The crater was just 25 feet from his bedroom, Milden wrote in the report. He didn’t hear the rocks sliding because of the high winds from that evening’s nor’easter.

“But had the winds been fiercer or the tidal surge a little higher,” he wrote, he would have been “washed out to sea.”

“The ill-fated 2017 dredging of the cove dramatically changed the bay and harbor’s temperament,” the report reads. “It disturbed the natural flow patterns and geological processes that were created by the North Inlet when it opened” in 2007. If the situation is not changed, he alleges, Minister’s Point could wash away and take many of the homes behind it with it.

The report also alleges that sand from the dredging operation, which Linnell Lane residents paid $167,500 to replenish their beach, was piled too high.

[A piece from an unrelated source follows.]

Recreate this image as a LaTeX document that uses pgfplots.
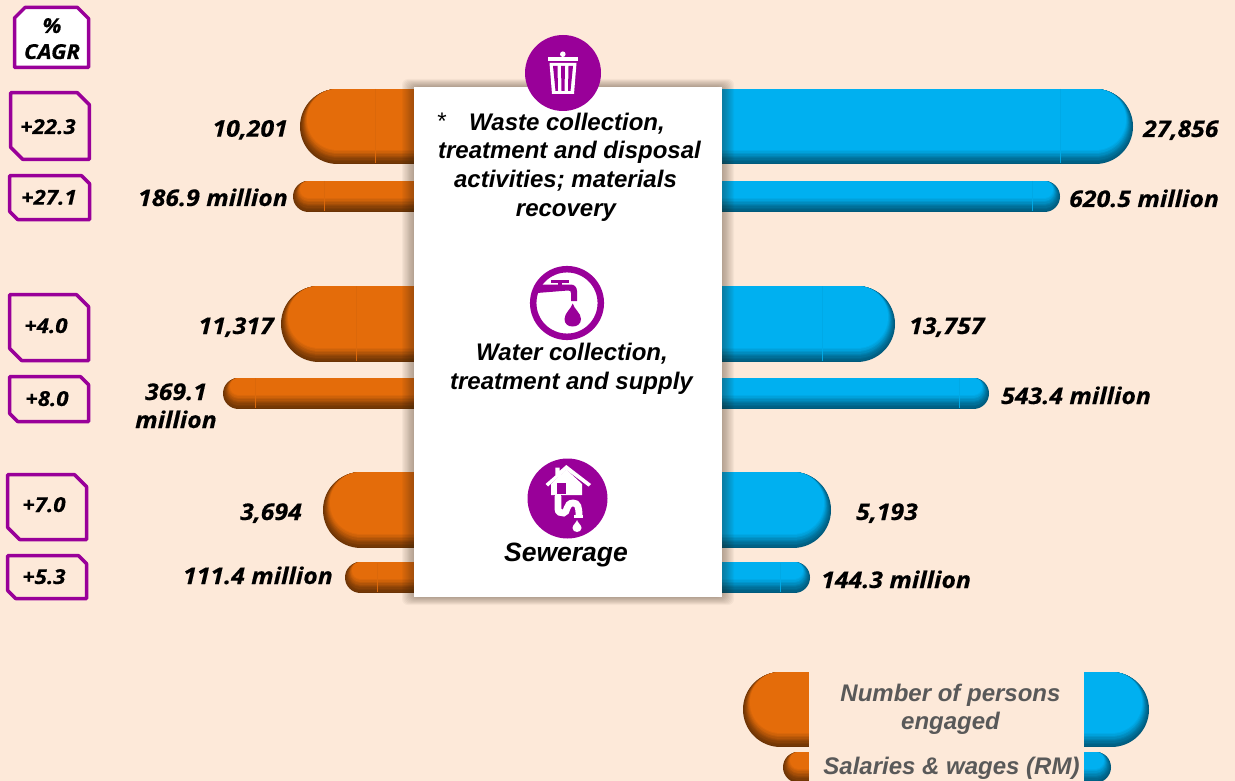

During the winter storms, it acted like a berm, not allowing seawater that had washed over into the salt pond to escape, the report claims. This cut off tidal flow into the marsh and pond and led to stagnated water and rotting vegetation, according to the report.

The solution, the report states, is to complete the original dredging plan to redirect what it claims is the shoreline surge away from Minister’s Point. Sand from the dredging should be used to reinforce the damaged revetment foundations and fill in a large trench scoured out immediately seaward. This will “buy property owners time to devise a permanent solution.” The report suggests that can be done by the county dredge in August.

At last Thursday’s waterways advisory committee meeting, Keon said the fact that the shoaling in the inlet hampers the Coast Guard’s ability to respond to search and rescue missions carries significant weight with the Army Corps and other regulatory agencies, as does the safety of commercial fishing vessels. He was scheduled to discuss the emergency permit request with the conservation commission Wednesday.